(Figure scripts)
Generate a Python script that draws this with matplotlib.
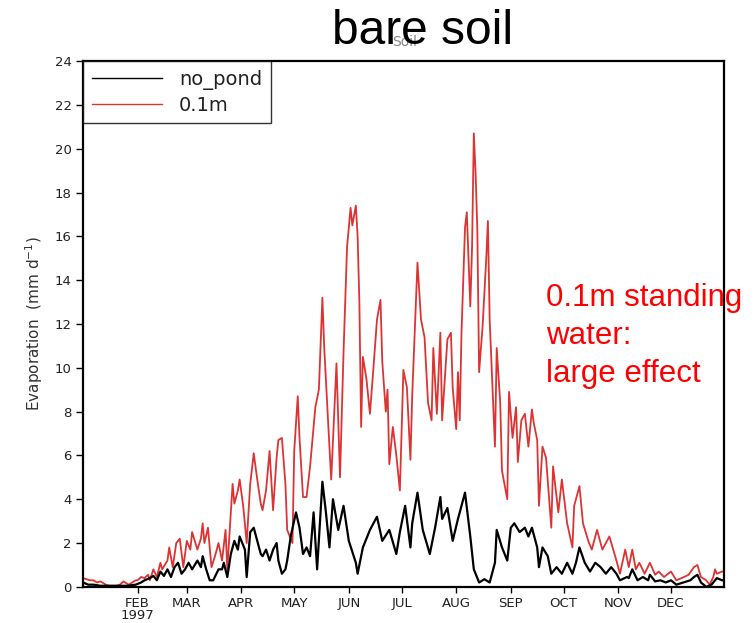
import matplotlib
matplotlib.use("Agg")
import matplotlib.pyplot as plt
from matplotlib import font_manager

# ---------------- data (1997, day-of-year index, 0 = 1 Jan) ----------------
red_days = [0, 2, 4, 6, 8, 10, 11, 13, 15, 17, 19, 21, 23, 25, 26, 28, 30, 31, 33, 35,
            37, 38, 40, 42, 44, 45, 48, 49, 51, 53, 55, 57, 59, 61, 62, 65, 67, 68, 69, 71,
            73, 75, 77, 79, 81, 82, 85, 86, 88, 89, 91, 93, 95, 97, 99, 101, 102, 104, 106, 108,
            110, 111, 113, 115, 116, 119, 120, 122, 123, 125, 127, 129, 132, 134, 136, 137, 139, 141, 143, 144,
            146, 148, 150, 152, 153, 155, 156, 157, 158, 159, 161, 163, 165, 167, 169, 170, 172, 173, 174, 176,
            178, 180, 182, 184, 186, 187, 190, 192, 194, 196, 198, 199, 201, 203, 204, 207, 209, 210, 212, 213,
            214, 215, 217, 218, 220, 221, 222, 223, 224, 225, 227, 229, 230, 231, 233, 234, 235, 237, 238, 241,
            242, 244, 246, 247, 249, 251, 253, 255, 256, 258, 259, 261, 263, 266, 267, 270, 272, 275, 278, 279,
            282, 284, 287, 289, 292, 295, 299, 303, 305, 308, 310, 312, 314, 316, 319, 322, 325, 327, 330, 334,
            337, 340, 344, 347, 349, 351, 354, 356, 358, 359, 360, 363, 364]
red_vals = [0.4, 0.35, 0.3, 0.3, 0.2, 0.25, 0.2, 0.1, 0.05, 0.05, 0.05, 0.1, 0.25, 0.15, 0.1, 0.2, 0.3, 0.3, 0.45, 0.4,
            0.55, 0.3, 0.8, 0.45, 1.1, 0.8, 1.2, 1.8, 0.9, 2.0, 2.2, 0.9, 2.1, 1.7, 2.5, 1.7, 2.2, 2.9, 2.0, 2.7,
            0.9, 1.4, 2.0, 1.2, 2.6, 0.8, 4.7, 3.8, 4.4, 4.9, 3.7, 2.0, 4.7, 6.1, 4.9, 3.8, 3.5, 4.4, 6.2, 3.5,
            5.9, 6.7, 6.8, 4.7, 2.6, 2.0, 6.2, 8.7, 6.8, 4.1, 4.1, 5.5, 8.2, 9.0, 13.2, 11.0, 7.9, 4.9, 8.5, 10.2,
            5.0, 10.7, 15.5, 17.3, 16.5, 17.4, 16.0, 13.0, 7.3, 10.5, 9.5, 7.9, 10.0, 12.2, 13.1, 10.3, 8.0, 9.0, 5.6, 7.3,
            6.0, 4.4, 9.9, 9.1, 5.8, 8.7, 14.8, 12.2, 11.4, 8.4, 7.6, 10.9, 7.9, 11.6, 7.6, 11.3, 11.6, 9.1, 7.2, 9.8,
            7.6, 11.6, 16.4, 17.1, 12.8, 15.5, 20.7, 18.9, 16.3, 9.8, 11.9, 14.9, 16.7, 12.2, 8.4, 6.4, 10.9, 8.4, 5.3, 4.0,
            8.9, 6.8, 8.2, 5.7, 7.6, 7.9, 6.4, 8.1, 7.5, 6.7, 3.7, 6.4, 5.9, 2.7, 5.5, 3.4, 4.9, 2.9, 1.8, 3.7,
            4.6, 2.9, 2.1, 1.7, 2.6, 1.7, 2.3, 1.2, 0.6, 1.7, 0.9, 1.7, 0.8, 1.1, 0.6, 1.1, 0.55, 0.7, 0.45, 0.7,
            0.3, 0.4, 0.55, 0.9, 1.0, 0.45, 0.3, 0.1, 0.45, 0.8, 0.6, 0.7, 0.7]

black_days = [0, 3, 6, 10, 15, 20, 25, 30, 33, 35, 38, 40, 42, 44, 46, 48, 50, 52, 54, 56,
              58, 60, 62, 65, 67, 68, 70, 72, 74, 77, 79, 80, 82, 84, 86, 88, 89, 92, 93, 95,
              97, 99, 101, 102, 104, 106, 108, 110, 111, 113, 115, 116, 118, 121, 123, 125, 127, 129, 131, 133,
              136, 138, 140, 142, 145, 148, 151, 155, 156, 159, 163, 167, 170, 174, 178, 180, 183, 186, 187, 190,
              193, 197, 200, 203, 204, 207, 210, 213, 217, 220, 222, 225, 228, 231, 234, 235, 238, 241, 243, 245,
              248, 251, 253, 255, 258, 259, 261, 264, 266, 269, 272, 275, 278, 280, 282, 285, 288, 291, 294, 297,
              300, 303, 305, 309, 310, 312, 315, 318, 321, 322, 325, 328, 331, 334, 337, 341, 345, 347, 349, 351,
              354, 357, 359, 360, 363, 364]
black_vals = [0.2, 0.1, 0.1, 0.05, 0.05, 0.05, 0.05, 0.1, 0.2, 0.3, 0.4, 0.5, 0.3, 0.7, 0.5, 0.8, 0.45, 0.9, 1.1, 0.6,
              0.8, 1.1, 0.8, 1.2, 0.9, 1.4, 0.8, 0.3, 0.3, 0.8, 0.8, 1.1, 0.45, 1.5, 2.1, 1.7, 2.3, 1.7, 0.45, 2.5,
              2.7, 2.1, 1.5, 1.4, 1.7, 1.2, 1.7, 2.0, 1.2, 0.6, 0.8, 1.2, 2.3, 3.4, 2.7, 1.5, 1.8, 1.4, 3.4, 0.8,
              4.8, 3.4, 1.8, 4.0, 2.6, 3.7, 2.1, 1.1, 0.6, 1.8, 2.6, 3.2, 2.1, 2.6, 1.5, 2.5, 3.7, 1.8, 2.9, 4.3,
              2.6, 1.5, 2.7, 4.1, 3.1, 3.6, 2.1, 3.1, 4.3, 2.3, 0.8, 0.2, 0.35, 0.2, 1.1, 2.6, 1.8, 1.2, 2.7, 2.9,
              2.5, 2.7, 2.3, 2.7, 1.8, 0.9, 1.8, 1.4, 0.6, 0.9, 0.6, 1.1, 0.6, 1.1, 1.8, 1.1, 0.7, 1.1, 0.9, 0.6,
              0.9, 0.6, 0.3, 0.45, 0.4, 0.8, 0.3, 0.45, 0.3, 0.55, 0.25, 0.3, 0.2, 0.3, 0.1, 0.2, 0.3, 0.45, 0.55, 0.2,
              0.0, 0.1, 0.3, 0.4, 0.3, 0.3]

month_starts = [31, 59, 90, 120, 151, 181, 212, 243, 273, 304, 334]
month_labels = ["FEB\n1997", "MAR", "APR", "MAY", "JUN", "JUL", "AUG", "SEP", "OCT", "NOV", "DEC"]
series_labels = ["no_pond", "0.1m"]

# ---------------- fonts ----------------
avail = {f.name for f in font_manager.fontManager.ttflist}
narrow = "Liberation Sans Narrow" if "Liberation Sans Narrow" in avail else "DejaVu Sans"
arial = "Liberation Sans" if "Liberation Sans" in avail else "DejaVu Sans"

fig = plt.figure(figsize=(7.54, 6.23), dpi=100)
ax = fig.add_axes([0.110, 0.058, 0.850, 0.844])

ax.plot(black_days, black_vals, color="black", lw=1.6, label=series_labels[0], zorder=3)
ax.plot(red_days, red_vals, color="#dd3333", lw=1.3, label=series_labels[1], zorder=2)

ax.set_xlim(0, 364)
ax.set_ylim(0, 24)
ax.set_yticks(range(0, 25, 2))
ax.set_xticks(month_starts)
ax.set_xticklabels(month_labels, fontfamily=narrow, fontsize=9.5, color="#222222",
                   linespacing=0.95)
for t in ax.get_yticklabels():
    t.set_fontfamily(narrow)
    t.set_fontsize(9.5)
    t.set_color("#222222")
ax.tick_params(axis="y", direction="out", length=5, width=1, pad=3)
ax.tick_params(axis="x", direction="out", length=4, width=1, pad=3)
for s in ax.spines.values():
    s.set_linewidth(1.6)

ax.set_ylabel("Evaporation  (mm d$^{-1}$)", fontfamily=narrow, fontsize=11,
              color="#333333", labelpad=7)

leg = ax.legend(loc="upper left", bbox_to_anchor=(0.0, 1.0), frameon=True, fancybox=False,
                borderaxespad=0.0, handlelength=3.6, handletextpad=0.9,
                prop={"family": narrow, "size": 14}, borderpad=0.45, labelspacing=0.3)
leg.get_frame().set_edgecolor("black")
leg.get_frame().set_linewidth(1.0)
for line in leg.get_lines():
    line.set_linewidth(1.0)
for txt in leg.get_texts():
    txt.set_color("#222222")

fig.text(0.537, 0.932, "Soil", ha="center", va="center", fontfamily=narrow, fontsize=10,
         color="#888888", zorder=1)
fig.text(0.560, 0.985, "bare soil", ha="center", va="top", fontfamily=arial, fontsize=34.5,
         color="black", zorder=2)

fig.text(0.724, 0.545, "0.1m standing\nwater:\nlarge effect", ha="left", va="top",
         fontfamily=arial, fontsize=22.5, color="#ff0000", linespacing=1.33)

fig.savefig("out.png", dpi=100)
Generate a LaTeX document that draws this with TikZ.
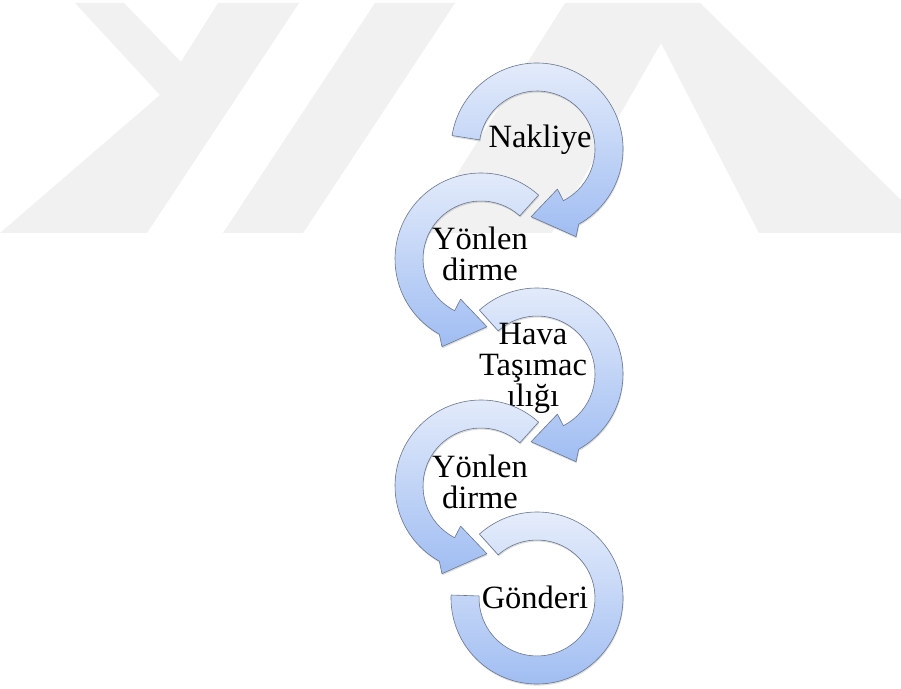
\documentclass[tikz,border=0pt]{standalone}
\usepackage{fontspec}
\setmainfont{Liberation Serif}
\usetikzlibrary{calc,shadows}

\definecolor{wmgray}{RGB}{241,241,241}
\definecolor{ringtop}{RGB}{230,237,251}
\definecolor{ringbot}{RGB}{160,189,242}
\definecolor{ringedge}{RGB}{105,118,142}

% clockwise circular arrow: #1 centre, #2 start angle
\newcommand{\cwarrow}[2]{%
  \path[ring] ($(#1)+(#2:86)$) arc[start angle=#2, end angle=-61, radius=86]
    -- ($(#1)+(-66:96)$) -- ($(#1)+(-95:68)$) -- ($(#1)+(-63:45)$)
    -- ($(#1)+(-63:58)$) arc[start angle=-63, end angle=#2, radius=58] -- cycle;}
% counter-clockwise circular arrow: #1 centre, #2 start angle
\newcommand{\ccwarrow}[2]{%
  \path[ring] ($(#1)+(#2:86)$) arc[start angle=#2, end angle=241, radius=86]
    -- ($(#1)+(246:96)$) -- ($(#1)+(275:68)$) -- ($(#1)+(243:45)$)
    -- ($(#1)+(243:58)$) arc[start angle=243, end angle=#2, radius=58] -- cycle;}

\begin{document}
\begin{tikzpicture}[x=1pt,y=1pt,
  ring/.style={draw=ringedge, line width=0.6pt, top color=ringtop,
    bottom color=ringbot, line join=round,
    drop shadow={shadow xshift=0.6pt, shadow yshift=-1.6pt,
      opacity=0.22, fill=black!60}},
  steplabel/.style={font=\fontsize{32.5}{31}\selectfont, align=center,
    inner sep=0pt, text=black}]

\useasboundingbox (0,0) rectangle (901,688);
\fill[white] (0,0) rectangle (901,688);

% faint logo in the background
\begin{scope}[shift={(0,688)}, yscale=-1]
  \fill[wmgray] (75,3) -- (124,3) -- (181,62) -- (218,3) -- (299,3)
    -- (147,233) -- (0,233) -- (160,95) -- cycle;
  \fill[wmgray] (375,3) -- (455,3) -- (303,233) -- (223,233) -- cycle;
  \fill[wmgray] (565,3) -- (700,3) -- (901,200) -- (901,233) -- (759,233)
    -- (661,43) -- (552,233) -- (420,233) -- cycle;
\end{scope}

\coordinate (C1) at (537,539);
\coordinate (C2) at (481,429);
\coordinate (C3) at (537,314);
\coordinate (C4) at (481,202);
\coordinate (C5) at (537,90);

\cwarrow{C1}{171}
\node[steplabel] (t1) at ($(C1)+(3,9)$) {Nakliye};

\ccwarrow{C2}{48}
\node[steplabel] (t2) at ($(C2)+(-1,5)$) {Yönlen\\dirme};

\cwarrow{C3}{132}
\node[steplabel] (t3) at ($(C3)+(-4,6)$) {Hava\\Taşımac\\ılığı};

\ccwarrow{C4}{48}
\node[steplabel] (t4) at ($(C4)+(-1,4)$) {Yönlen\\dirme};

\path[ring] ($(C5)+(178:86)$) arc[start angle=178, end angle=492, radius=86]
  -- ($(C5)+(132:58)$) arc[start angle=132, end angle=-182, radius=58] -- cycle;
\node[steplabel] (t5) at ($(C5)+(-2,1)$) {Gönderi};

\end{tikzpicture}
\end{document}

Task goal: Up to and including the line with "from matplotlib import font_manager", copy the data above from its first line. Skip pictures.

Exercise output:
Generate a Python script that draws this with matplotlib.
import matplotlib
matplotlib.use("Agg")
import matplotlib.pyplot as plt
from matplotlib import font_manager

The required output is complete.